Shanghai: Bank of China Ltd and China Merchants Bank Co Ltd are poised to issue China’s first bad debt backed securities since 2008, according to statements posted on the website of China’s main bond clearinghouse.

Bank of China will lead the asset-backed security (ABS) launch next week with a 301 million yuan ($45.99 million) deal, while China Merchants Bank will follow up with a 233 million yuan ($35.60 million) product.

The amounts are minuscule compared with an outstanding 1.39 trillion yuan ($212.37 billion) of non-performing loans at Chinese commercial banks by the end of the first quarter.

However, a source with direct knowledge of the matter told Reuters in February that six large banks had been given bad loan securitisation quotas totalling 50 billion yuan, without providing further details.
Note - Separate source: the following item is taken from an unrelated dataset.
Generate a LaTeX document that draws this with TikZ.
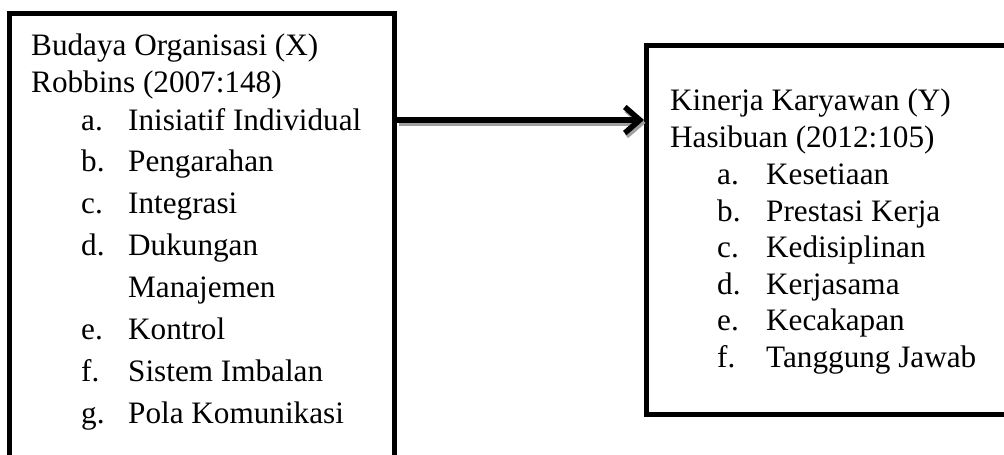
\documentclass[tikz,border=0pt]{standalone}
\usepackage{fontspec}
\setmainfont{Liberation Serif}
\usetikzlibrary{arrows.meta}
\tikzset{
  box/.style={draw=black,line width=5pt,inner sep=0pt,rectangle},
  txt/.style={anchor=base west,inner sep=0pt,font=\fontsize{31.2}{37}\selectfont},
  tip/.style={line width=5.5pt,-{Straight Barb[length=15pt,width=26pt]}},
}
\newcommand{\lx}[2]{\makebox[47pt][l]{#1}#2}
\newcommand{\rx}[2]{\makebox[49pt][l]{#1}#2}

\begin{document}
\begin{tikzpicture}[x=1pt,y=-1pt]
\clip (0,0) rectangle (1004,455);
\fill[white] (0,0) rectangle (1004,455);
\node[box,minimum width=385pt,minimum height=486.5pt] (bx) at (202,256.75) {};
\node[box,minimum width=393.5pt,minimum height=369.5pt] (by) at (843.25,229.75) {};
\coordinate (ar) at (0,120);
\coordinate (sh) at (0,123);
\draw[tip,gray!75] ([xshift=1.5pt]bx.east |- sh) -- ([xshift=1.5pt]by.west |- sh);
\draw[tip,black] (bx.east |- ar) -- (by.west |- ar);
% variabel X
\node[txt] (x1) at (31,55) {Budaya Organisasi (X)};
\node[txt] (x2) at (31,92) {Robbins (2007:148)};
\node[txt] (x3) at (81,130) {\lx{a.}{Inisiatif Individual}};
\node[txt] (x4) at (81,171.9) {\lx{b.}{Pengarahan}};
\node[txt] (x5) at (81,213.7) {\lx{c.}{Integrasi}};
\node[txt] (x6) at (81,255.6) {\lx{d.}{Dukungan}};
\node[txt] (x7) at (81,297.4) {\lx{}{Manajemen}};
\node[txt] (x8) at (81,339.3) {\lx{e.}{Kontrol}};
\node[txt] (x9) at (81,381.1) {\lx{f.}{Sistem Imbalan}};
\node[txt] (x10) at (81,423) {\lx{g.}{Pola Komunikasi}};
% variabel Y
\node[txt] (y1) at (670,110) {Kinerja Karyawan (Y)};
\node[txt] (y2) at (670,147) {Hasibuan (2012:105)};
\node[txt] (y3) at (717,184) {\rx{a.}{Kesetiaan}};
\node[txt] (y4) at (717,221) {\rx{b.}{Prestasi Kerja}};
\node[txt] (y5) at (717,257.5) {\rx{c.}{Kedisiplinan}};
\node[txt] (y6) at (717,294) {\rx{d.}{Kerjasama}};
\node[txt] (y7) at (717,330.5) {\rx{e.}{Kecakapan}};
\node[txt] (y8) at (717,367) {\rx{f.}{Tanggung Jawab}};
\end{tikzpicture}
\end{document}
Many analysts believe the real bad debt burden at China’s banks is much higher, but even the official figures show a sharp rise in troubled loans.

Bad loans were up 9.4 per cent quarter on quarter at the end of March, data from the China Banking Regulatory Commission showed this month.

Policymaker concern over the massive debt overhang has become more obvious in recent weeks with a widely read editorial this month in the People’s Daily, the official newspaper of the ruling Communist Party, warning of the dangers of depending on debt for further growth.

Bank lending also fell back sharply in April following a record surge in the first quarter, in what some analysts have interpreted as a sign that the current easing cycle is nearing its end.

Banks made 555.6 billion yuan ($85.21 billion) in net new yuan loans in April, much lower than expected and less than half the 1.37 trillion yuan seen in March.

“Since GDP growth in 1Q16 remained above the 6.5 per cent target, it seems likely that policymakers will now focus more on averting a major bubble and dialling back leverage,” wrote Chen Long of the research house Gavekal Dragonomics in a note on Monday following the April data release.

“This is not to say that the central bank will cause another interbank liquidity crunch, but it will instead focus on keeping rates low and stable. Hence, do not expect more easing policies in the next 3 to 6 months.”